All this is juxtaposed against a compelling adventure narrative that draws on the best of the Star Trek tradition. Driven by vengeance, a time traveling Romulan captain named Nero (Eric Bana) begins an attack on the Federation that brings this young, inexperienced crew together. Thus begins a gripping story that will hold you until the credits roll.

Abrams' "Star Trek" often has a feel more like the original "Star Wars" trilogy rather than the last few "Star Trek" films. Its young cast brings a fresh liveliness, much like Mark Hamill, Harrison Ford, and Carrie Fisher brought to "Star Wars: A New Hope." We've never had a "Star Trek" movie with characters this young. As long as there have been "Trek" films the characters have always been at least in their ‘40s. Now we've got working characters, who already have touching friendships and relationships, who we get to see in their ‘20s. Who could have guessed that Isaac Asimov's famous essay Mr. Spock Is Dreamy would actually come true in this fashion?
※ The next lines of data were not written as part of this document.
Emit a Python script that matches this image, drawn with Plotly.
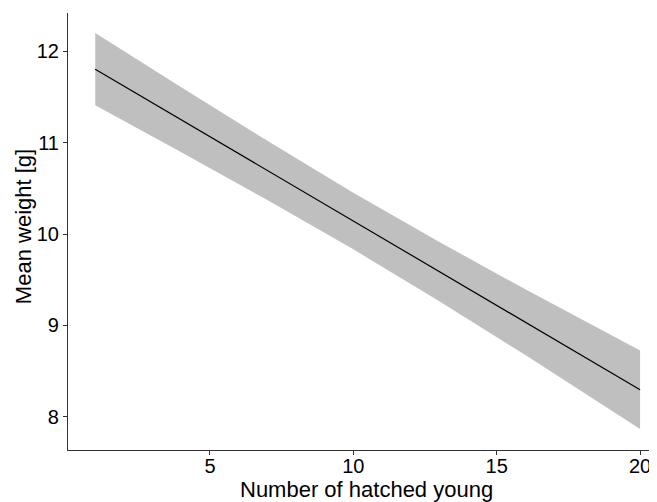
import plotly.graph_objects as go

hatched = [1, 4, 7, 10, 13, 16, 20]
fit = [11.805, 11.251, 10.697, 10.142, 9.588, 9.034, 8.295]
upper = [12.20, 11.606, 11.022, 10.452, 9.913, 9.394, 8.725]
lower = [11.41, 10.896, 10.372, 9.832, 9.263, 8.674, 7.865]

x_ticks = [5, 10, 15, 20]
y_ticks = [8, 9, 10, 11, 12]

FONT = "Liberation Sans, Arial, sans-serif"

fig = go.Figure()
fig.add_trace(go.Scatter(x=hatched, y=lower, mode="lines", line=dict(width=0),
                         hoverinfo="skip", showlegend=False))
fig.add_trace(go.Scatter(x=hatched, y=upper, mode="lines", line=dict(width=0),
                         fill="tonexty", fillcolor="rgb(191,191,191)",
                         hoverinfo="skip", showlegend=False))
fig.add_trace(go.Scatter(x=hatched, y=fit, mode="lines",
                         line=dict(color="black", width=1.2), showlegend=False))

# page body has an 8px default margin, so the figure is sized to the visible area
fig.update_layout(
    width=649, height=494,
    margin=dict(l=60, r=0, t=5, b=52),
    plot_bgcolor="white", paper_bgcolor="white",
    font=dict(family=FONT, color="black"),
    showlegend=False,
)
fig.update_xaxes(
    range=[0.05, 20.59], tickvals=x_ticks, ticks="outside", ticklen=4,
    tickcolor="#333333", tickwidth=1, showline=True, linecolor="#333333",
    linewidth=1.2, showgrid=False, zeroline=False, automargin=False,
    tickfont=dict(size=20, color="black"), ticklabelstandoff=-6,
)
fig.update_yaxes(
    range=[7.635, 12.42], tickvals=y_ticks, ticks="outside", ticklen=4,
    tickcolor="#333333", tickwidth=1, showline=True, linecolor="#333333",
    linewidth=1.2, showgrid=False, zeroline=False, automargin=False,
    tickfont=dict(size=20, color="black"),
)

fig.add_annotation(text="Number of hatched young", xref="paper", yref="paper",
                   x=0.507, y=-0.091, xanchor="center", yanchor="middle",
                   showarrow=False, font=dict(size=22, color="black"))
fig.add_annotation(text="Mean weight [g]", xref="paper", yref="paper",
                   x=-0.0764, y=0.51, xanchor="center", yanchor="middle",
                   textangle=-90, showarrow=False, font=dict(size=22, color="black"))

fig.write_html("out.html")
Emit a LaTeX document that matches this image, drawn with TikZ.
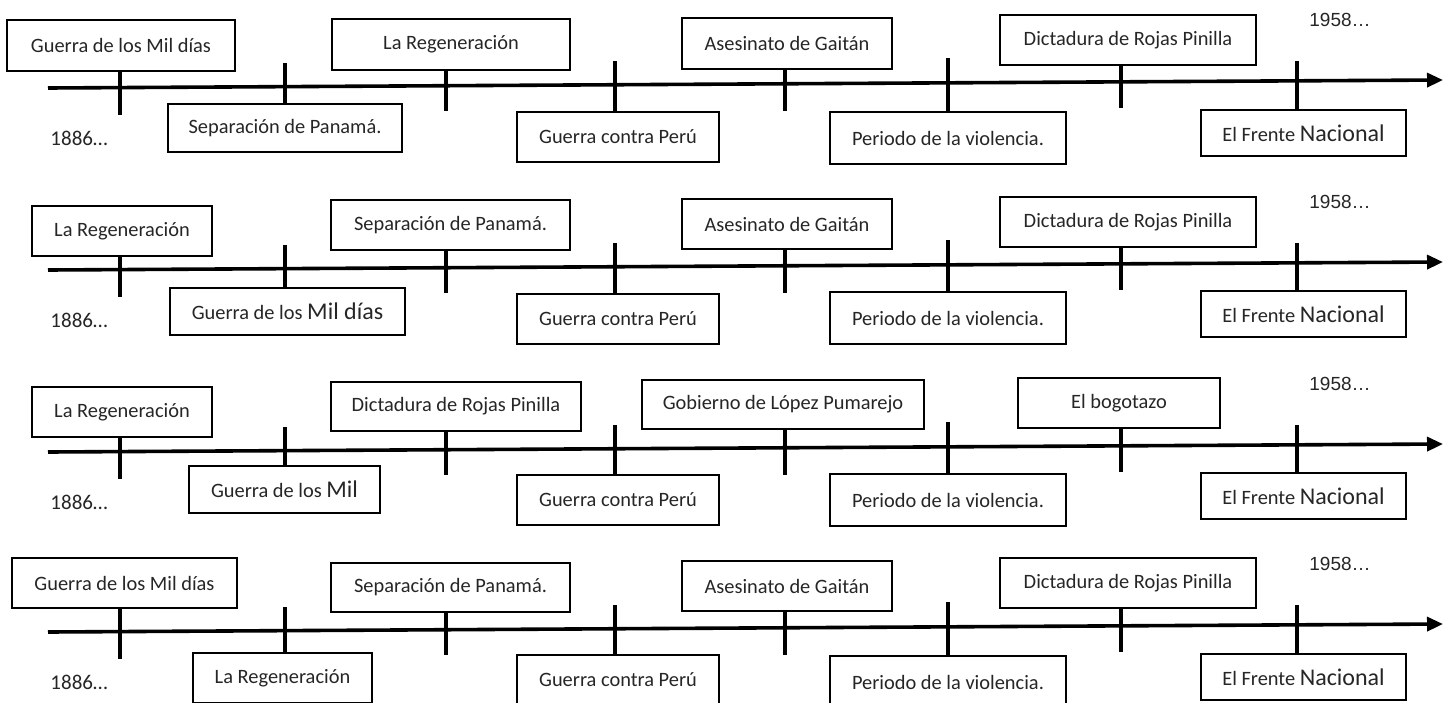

The parallels to "Star Wars" don't end with the Generation X/Y factor. Aside from visual references - particularly from "The Empire Strikes Back" - there are archetypal characters as well. Kirk has shades of Han Solo. Uhura has Princess Leia's fierceness and rebellion in her. And there's even an Obi-Wan Kenobi foil that will delight and surprise Trek True Believers.

Special props need to go to screenwriters Roberto Orci and Alex Kurtzman. Trekkies will be stunned by their brilliance in coming up with a way to avoid the seemingly unavoidable pitfalls of prequels' need to line up with the already established facts of previously-made films. With what they've done Trek fans new and old are truly back into unfamiliar space with new surprises around every corner.

If Abrams' "Star Trek" is to be understood as a lesser "Star Wars: A New Hope" for a new generation then we should all know what might be coming next: a sequel surpassing the original, a "Star Trek" equivalent of "The Empire Strikes Back." Too much to dream of? With Abrams the alchemist in charge it's clear that now anything is possible.